The closer you get towards finishing a game altogether, the more enemies you will have. You will have gained respect among your peers and have earned a boatload of money, but you will have pissed off others in the process. Life is a competition, and you can’t make everybody happy. You shouldn’t go out of your way to piss people off, but don’t pass by opportunities because you are afraid of who will hate you. (This is all assuming you are a good person with good intentions. If you are reading this and think that I am deeming it acceptable to exterminate a race of people or blow up abortion clinics, then you are drastically misinterpreting what I am saying.)

This aside, it is important to take into consideration what you will lose if you do become successful. Barack Obama is probably pretty grateful that he is the President of the United States, but he can’t go to a Starbucks by himself without getting bombarded by soccer moms who think he is just the bee’s knees.
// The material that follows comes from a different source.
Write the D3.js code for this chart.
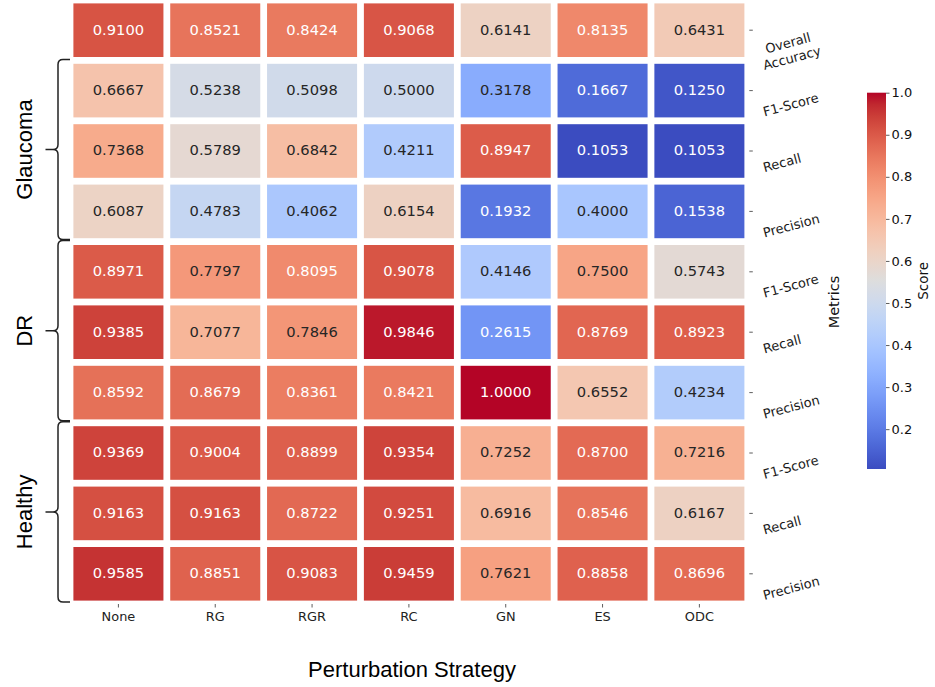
<!DOCTYPE html>
<html>
<head>
<meta charset="utf-8">
<script src="https://cdn.jsdelivr.net/npm/d3@7"></script>
<style>
  html, body { margin: 0; padding: 0; background: #fff; }
  svg { display: block; }
</style>
</head>
<body>
<svg id="chart" width="935" height="687"></svg>
<script>
// ---------- data ----------
const strategies = ["None", "RG", "RGR", "RC", "GN", "ES", "ODC"];
const metricLabels = ["Overall\nAccuracy", "F1-Score", "Recall", "Precision",
  "F1-Score", "Recall", "Precision", "F1-Score", "Recall", "Precision"];
const overallAccuracy = [0.9100, 0.8521, 0.8424, 0.9068, 0.6141, 0.8135, 0.6431];
const glaucomaF1      = [0.6667, 0.5238, 0.5098, 0.5000, 0.3178, 0.1667, 0.1250];
const glaucomaRecall  = [0.7368, 0.5789, 0.6842, 0.4211, 0.8947, 0.1053, 0.1053];
const glaucomaPrec    = [0.6087, 0.4783, 0.4062, 0.6154, 0.1932, 0.4000, 0.1538];
const drF1            = [0.8971, 0.7797, 0.8095, 0.9078, 0.4146, 0.7500, 0.5743];
const drRecall        = [0.9385, 0.7077, 0.7846, 0.9846, 0.2615, 0.8769, 0.8923];
const drPrec          = [0.8592, 0.8679, 0.8361, 0.8421, 1.0000, 0.6552, 0.4234];
const healthyF1       = [0.9369, 0.9004, 0.8899, 0.9354, 0.7252, 0.8700, 0.7216];
const healthyRecall   = [0.9163, 0.9163, 0.8722, 0.9251, 0.6916, 0.8546, 0.6167];
const healthyPrec     = [0.9585, 0.8851, 0.9083, 0.9459, 0.7621, 0.8858, 0.8696];
const groupNames  = ["Glaucoma", "DR", "Healthy"];
const groupStarts = [1, 4, 7];
const groupEnds   = [3, 6, 9];
const colorbarTicks = [0.2, 0.3, 0.4, 0.5, 0.6, 0.7, 0.8, 0.9, 1.0];

const matrix = [overallAccuracy, glaucomaF1, glaucomaRecall, glaucomaPrec,
  drF1, drRecall, drPrec, healthyF1, healthyRecall, healthyPrec];

// coolwarm (Moreland) control points
const cwStops = [
  [59,76,192],[68,90,204],[77,104,215],[87,117,225],[98,130,234],[108,142,241],
  [119,154,247],[130,165,251],[141,176,254],[152,185,255],[163,194,255],[174,201,253],
  [184,208,249],[194,213,244],[204,217,238],[213,219,230],[221,221,221],[229,216,209],
  [236,211,197],[241,204,185],[245,196,173],[247,187,160],[247,177,148],[247,166,135],
  [244,154,123],[241,141,111],[236,127,99],[229,112,88],[222,96,77],[213,80,66],
  [203,62,56],[192,40,47],[180,4,38]];
const cwScale = d3.scaleLinear()
  .domain(cwStops.map((_, i) => i / (cwStops.length - 1)))
  .range(cwStops.map(c => `rgb(${c[0]},${c[1]},${c[2]})`))
  .interpolate(d3.interpolateRgb);

const allVals = matrix.flat();
const vmin = d3.min(allVals), vmax = d3.max(allVals);
const norm = d3.scaleLinear().domain([vmin, vmax]).range([0, 1]).clamp(true);
const color = v => cwScale(norm(v));

function lum(c) {
  const rgb = d3.rgb(c);
  const f = x => { x /= 255; return x <= 0.03928 ? x / 12.92 : Math.pow((x + 0.055) / 1.055, 2.4); };
  return 0.2126 * f(rgb.r) + 0.7152 * f(rgb.g) + 0.0722 * f(rgb.b);
}

// ---------- layout ----------
const svg = d3.select("#chart");
const gridL = 70, gridR = 747.8, gridT = 0, gridB = 604;
const x = d3.scaleBand().domain(strategies).range([gridL, gridR]);
const y = d3.scaleBand().domain(d3.range(metricLabels.length)).range([gridT, gridB]);
const gap = 3.4;

const cells = [];
matrix.forEach((row, i) => row.forEach((v, j) => cells.push({ i, j, v })));

const gCells = svg.append("g");
gCells.selectAll("rect").data(cells).join("rect")
  .attr("x", d => x(strategies[d.j]) + gap)
  .attr("y", d => y(d.i) + gap)
  .attr("width", x.bandwidth() - 2 * gap)
  .attr("height", y.bandwidth() - 2 * gap)
  .attr("fill", d => color(d.v));

gCells.selectAll("text").data(cells).join("text")
  .attr("x", d => x(strategies[d.j]) + x.bandwidth() / 2)
  .attr("y", d => y(d.i) + y.bandwidth() / 2 - 1.2)
  .attr("text-anchor", "middle")
  .attr("dominant-baseline", "central")
  .attr("font-family", "DejaVu Sans")
  .attr("font-size", 14.7)
  .attr("fill", d => lum(color(d.v)) > 0.408 ? "#262626" : "#ffffff")
  .text(d => d.v.toFixed(4));

// x axis
const xAxis = svg.append("g").attr("transform", `translate(0,${gridB})`)
  .call(d3.axisBottom(x).tickSize(3.5).tickPadding(4));
xAxis.select(".domain").remove();
xAxis.selectAll(".tick line").attr("stroke", "#333").attr("stroke-width", 0.8);
xAxis.selectAll(".tick text").attr("font-family", "DejaVu Sans").attr("font-size", 12.9).attr("fill", "#222");

// right axis (ticks only)
const yAxis = svg.append("g").attr("transform", `translate(${gridR + 1.5},0)`)
  .call(d3.axisRight(y).tickSize(3.5).tickFormat(""));
yAxis.select(".domain").remove();
yAxis.selectAll(".tick line").attr("stroke", "#333").attr("stroke-width", 0.8);

// rotated metric labels (left-aligned, top-aligned bbox)
const th = 15 * Math.PI / 180, fsL = 13, capH = 0.73 * fsL, lh = 1.2 * fsL;
metricLabels.forEach((lab, i) => {
  const lines = lab.split("\n");
  const g = svg.append("g");
  const t = g.append("text").attr("font-family", "DejaVu Sans").attr("font-size", fsL)
    .attr("fill", "#1a1a1a").attr("text-anchor", "middle");
  const spans = lines.map((ln, k) => t.append("tspan").attr("x", 0).attr("y", k * lh).text(ln));
  const widths = spans.map(s => s.node().getComputedTextLength());
  const W = d3.max(widths);
  spans.forEach(s => s.attr("x", W / 2));
  const pts = [];
  lines.forEach((ln, k) => {
    const x0 = (W - widths[k]) / 2, x1 = (W + widths[k]) / 2, yb = k * lh;
    [[x0, yb], [x1, yb], [x0, yb - capH], [x1, yb - capH]].forEach(([px, py]) => {
      pts.push([px * Math.cos(th) + py * Math.sin(th), -px * Math.sin(th) + py * Math.cos(th)]);
    });
  });
  const minX = d3.min(pts, p => p[0]), minY = d3.min(pts, p => p[1]);
  const cy = y(i) + y.bandwidth() / 2;
  g.attr("transform", `translate(${762 - minX},${cy + 2 - minY}) rotate(-15)`);
});

// Metrics axis label
svg.append("text")
  .attr("transform", `translate(839,302) rotate(-90)`)
  .attr("text-anchor", "middle")
  .attr("font-family", "DejaVu Sans").attr("font-size", 14.5).attr("fill", "#111")
  .text("Metrics");

// x axis title
svg.append("text")
  .attr("x", 412).attr("y", 677)
  .attr("text-anchor", "middle")
  .attr("font-family", "Liberation Sans, Arial, sans-serif").attr("font-size", 22).attr("fill", "#000")
  .text("Perturbation Strategy");

// group braces & labels
const bx = 58, bEnd = 70, bTip = 45.5, r = 5;
groupNames.forEach((name, k) => {
  const y1 = y(groupStarts[k]) - 1;
  const y2 = y(groupEnds[k]) + y.bandwidth() - 2;
  const ym = (y1 + y2) / 2;
  const p = `M${bEnd},${y1} L${bx + r},${y1} Q${bx},${y1} ${bx},${y1 + r} ` +
    `L${bx},${ym - r} Q${bx},${ym} ${bx - r},${ym} L${bTip},${ym} ` +
    `M${bx - r},${ym} Q${bx},${ym} ${bx},${ym + r} ` +
    `L${bx},${y2 - r} Q${bx},${y2} ${bx + r},${y2} L${bEnd},${y2}`;
  svg.append("path").attr("d", p).attr("fill", "none")
    .attr("stroke", "#222").attr("stroke-width", 1.5);
  svg.append("text")
    .attr("transform", `translate(32,${ym}) rotate(-90)`)
    .attr("text-anchor", "middle")
    .attr("font-family", "Liberation Sans, Arial, sans-serif").attr("font-size", 22).attr("fill", "#000")
    .text(name);
});

// colorbar
const cbX = 867, cbW = 19, cbTop = 92.7, cbBot = 469;
const cbScale = d3.scaleLinear().domain([vmin, vmax]).range([cbBot, cbTop]);
const defs = svg.append("defs");
const grad = defs.append("linearGradient").attr("id", "cbgrad")
  .attr("x1", 0).attr("y1", 1).attr("x2", 0).attr("y2", 0);
d3.range(0, 1.0001, 1 / 64).forEach(t => {
  grad.append("stop").attr("offset", t).attr("stop-color", cwScale(t));
});
svg.append("rect").attr("x", cbX).attr("y", cbTop).attr("width", cbW)
  .attr("height", cbBot - cbTop).attr("fill", "url(#cbgrad)");
const cbAxis = svg.append("g").attr("transform", `translate(${cbX + cbW},0)`)
  .call(d3.axisRight(cbScale).tickValues(colorbarTicks).tickSize(3.5).tickPadding(2)
    .tickFormat(d3.format(".1f")));
cbAxis.select(".domain").remove();
cbAxis.selectAll(".tick line").attr("stroke", "#333").attr("stroke-width", 0.8);
cbAxis.selectAll(".tick text").attr("font-family", "DejaVu Sans").attr("font-size", 13).attr("fill", "#111");

svg.append("text")
  .attr("transform", `translate(928,${(cbTop + cbBot) / 2}) rotate(-90)`)
  .attr("text-anchor", "middle")
  .attr("font-family", "DejaVu Sans").attr("font-size", 13.5).attr("fill", "#111")
  .text("Score");
</script>
</body>
</html>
There are certain places in both Liberty City and Vice City that you can’t get to after you complete a certain mission because you kill too many of the mafia or cartel’s buddies and if you set foot in their territory, people will shoot you from many different angles and you will likely die.

Lesson 5: It’s All Just a Game

After I completed first Vice City and then GTA III, the high ended like air being slowly released from a balloon. There was so much hype towards finishing, and then when it happened, I was left there thinking, “Is this it?” The journey was fun. I liked getting to drive around the beach with ‘80s music on the radio and Ray Liotta’s voice mocking the people Tommy runs over. I liked unlocking the new neighborhoods I had never seen before in in GTA III. I enjoyed completing the missions, sometimes on one try and sometimes after dozens, and ultimately feeling like I had accomplished something great, though in reality, thousands of others had done this before me. It was my journey, and no one else’s. I didn’t care how long it took to get there. But when it was over, I just found myself driving around and shooting hookers, like I had been doing in the first place so many years ago.

I ask myself what’s the point of playing if eventually I’ll just wind up doing what I already had been doing. I suppose it’s kind of like asking yourself why bother to get potty-trained if you’ll just wind back up in a diaper in old age — there are a few decades in between where you’d benefit from not peeing your pants every day. Grand Theft Auto taught me that the journey is worth taking, even if the desired destination will be disappointing.